I am going to begin a series on frequently asked questions. These are questions that I am asked nearly every day about life, ministry and such in relation to China. I wanted to add these posts to help people understand a little more easily about ministry in China.

This is actually a good question but I believe it has some baggage that comes along with it. As you may already know, Chinese has been a communist country since 1949. Because of that, doing missionary-type work is technically illegal. China is considered a closed or more accurately a creative-access country. That is where that baggage arrives.

Because it is creative access, many believe that it is very difficult to get visas to stay in the country. The unwritten rule is that you must have some other reason for being in China besides what you are actually doing. You must be able to make anyone’s suspicions disappear if asked why you are in China. This creates a perception that one must be creative to get into China. This perception is also based not in faith but in fear and it often handicaps the missionary.
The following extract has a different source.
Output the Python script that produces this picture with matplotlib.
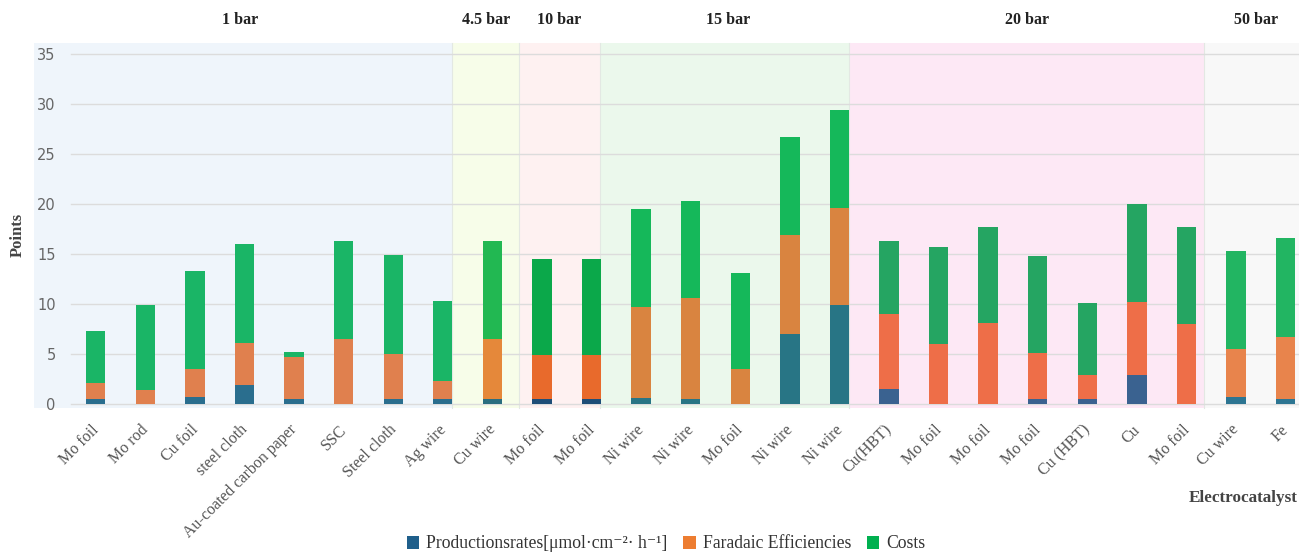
import matplotlib
matplotlib.use("Agg")
import matplotlib.pyplot as plt
from matplotlib.patches import Rectangle, Patch
from matplotlib.transforms import ScaledTranslation
import numpy as np

categories = ["Mo foil", "Mo rod", "Cu foil", "steel cloth", "Au-coated carbon paper", "SSC",
              "Steel cloth", "Ag wire", "Cu wire", "Mo foil", "Mo foil", "Ni wire", "Ni wire",
              "Mo foil", "Ni wire", "Ni wire", "Cu(HBT)", "Mo foil", "Mo foil", "Mo foil",
              "Cu (HBT)", "Cu", "Mo foil", "Cu wire", "Fe"]
# stacked segment values
production = [0.5, 0.0, 0.77, 1.97, 0.57, 0.0, 0.5, 0.57, 0.5, 0.57, 0.57, 0.63, 0.57,
              0.0, 7.03, 9.97, 1.5, 0.0, 0.0, 0.57, 0.57, 2.97, 0.0, 0.7, 0.5]
faradaic_top = [2.16, 1.43, 3.5, 6.17, 4.7, 6.5, 5.03, 2.3, 6.57, 4.9, 4.9, 9.7, 10.63,
                3.5, 16.9, 19.63, 9.03, 6.03, 8.1, 5.17, 2.9, 10.23, 8.03, 5.5, 6.77]
costs_top = [7.3, 9.9, 13.3, 16.03, 5.23, 16.37, 14.97, 10.37, 16.37, 14.57, 14.57, 19.5, 20.37,
             13.17, 26.7, 29.43, 16.3, 15.7, 17.77, 14.83, 10.1, 20.03, 17.7, 15.3, 16.63]
pressure_labels = ["1 bar", "4.5 bar", "10 bar", "15 bar", "20 bar", "50 bar"]
group_of_bar = [0]*8 + [1] + [2]*2 + [3]*5 + [4]*7 + [5]*2
series_names = ["Productionsrates[μmol·cm⁻²· h⁻¹]", "Faradaic Efficiencies", "Costs"]

faradaic = [f - p for f, p in zip(faradaic_top, production)]
costs = [c - f for c, f in zip(costs_top, faradaic_top)]

# styles
region_bounds = [(-1.24, 7.18), (7.18, 8.54), (8.54, 10.17), (10.17, 15.2), (15.2, 22.35), (22.35, 24.4)]
region_bg = ["#eff5fb", "#f7fde9", "#fef1f1", "#ebf8ec", "#fde8f5", "#f8f8f8"]
region_cols = [
    ("#2a6e8e", "#e0804e", "#1ab566"),
    ("#2a6e80", "#e5883a", "#22b852"),
    ("#1e4e78", "#e86a2c", "#0ba84a"),
    ("#287585", "#d98440", "#15b85a"),
    ("#3a6290", "#ee6e48", "#25a562"),
    ("#2d7592", "#e8844c", "#22b562"),
]
legend_cols = ["#1f5f8b", "#ed7d31", "#00b050"]
serif = ["Liberation Serif", "DejaVu Serif"]

fig = plt.figure(figsize=(12.99, 5.54), dpi=100)
ax = fig.add_axes([0.0547, 0.2635, 0.9453, 0.6595])
ax.patch.set_visible(False)
ax.set_xlim(-0.498, 24.27)
ax.set_ylim(-0.37, 36.16)

for (x0, x1), c in zip(region_bounds, region_bg):
    ax.add_patch(Rectangle((x0, -0.37), x1 - x0, 36.53, facecolor=c, edgecolor="none",
                           zorder=0, clip_on=False))
for (x0, x1) in region_bounds[1:]:
    ax.plot([x0, x0], [-0.37, 36.16], color="#e3e8e3", lw=0.8, zorder=0.1, clip_on=False)

for yv in range(0, 36, 5):
    ax.plot([-0.5, 24.27], [yv, yv], color="#dcdcdc", lw=1.0, zorder=0.2, clip_on=False)

x = np.arange(len(categories))
bw = 0.39
cb = [region_cols[g][0] for g in group_of_bar]
co = [region_cols[g][1] for g in group_of_bar]
cg = [region_cols[g][2] for g in group_of_bar]
ax.bar(x, production, bw, color=cb, zorder=2)
ax.bar(x, faradaic, bw, bottom=production, color=co, zorder=2)
ax.bar(x, costs, bw, bottom=faradaic_top, color=cg, zorder=2)

for s in ax.spines.values():
    s.set_visible(False)
ax.set_yticks(range(0, 36, 5))
ax.tick_params(axis="y", length=0, pad=11, labelsize=10.5, labelcolor="#666666")
ax.tick_params(axis="x", length=0, pad=10)
ax.set_xticks(x)
ax.set_xticklabels(categories, rotation=45, ha="right", rotation_mode="anchor",
                   family=serif, fontsize=11.5, color="#555555")
shift = ScaledTranslation(-0.05, 0, fig.dpi_scale_trans)
for lab in ax.get_xticklabels():
    lab.set_transform(lab.get_transform() + shift)

fig.text(18 / 1299, 1 - 235 / 554, "Points", rotation=90, ha="center", va="center", fontsize=12,
         family="Liberation Serif", fontweight="bold", color="#444444")

centers = [240, 486, 559, 728, 1027, 1256]
for lab, cx in zip(pressure_labels, centers):
    fig.text(cx / 1299, 1 - 20 / 554, lab, ha="center", va="center", fontsize=11.5,
             family="Liberation Serif", fontweight="bold", color="#222222")

fig.text(1243 / 1299, 1 - 498 / 554, "Electrocatalyst", ha="center", va="center",
         fontsize=12.3, family="Liberation Serif", fontweight="bold", color="#444444")

handles = [Patch(facecolor=c, edgecolor="none") for c in legend_cols]
leg = fig.legend(handles, series_names, loc="center", bbox_to_anchor=(666 / 1299, 1 - 544 / 554),
                 ncol=3, frameon=False, handlelength=0.7, handleheight=0.7, handletextpad=0.4,
                 columnspacing=0.9, prop={"family": serif, "size": 12.7})
for t in leg.get_texts():
    t.set_color("#333333")

fig.savefig("out.png", dpi=100)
When we look to go into China, we don’t look for the most creative route. We look for the easiest one that allows us the most time to do what God has called us to do. There are many options to get into China and none are difficult and all provide a valid means of staying.

The Tourist Route

This is the way we will begin our stay in China. We believe like our internship, we can get 6 month tourist visas. It does mean would have to exit the country after 6 months for a day or two but we can do that a relatively inexpensive cost by visiting a neighboring country. This will provide us the freedom to study the language and culture intensely for the first year. If we can stay on that visa the entire time then that would be ideal.

The University Student

After the first year, we will then move to this visa. To the best of our knowledge, there is a university in the city that only requires 6 hours of class for one person so that we all have visas. This would allow us to gain a great knowledge of the language while still not taxing us too much on time so that we are able to do the work of the ministry.

The Business Visa

Due to visa law changes, this route should work but we are unsure at the moment. If this one works out it once again provides a 6 month visa but it does not expire for years rather than a year. It is the best option for long-term ministry.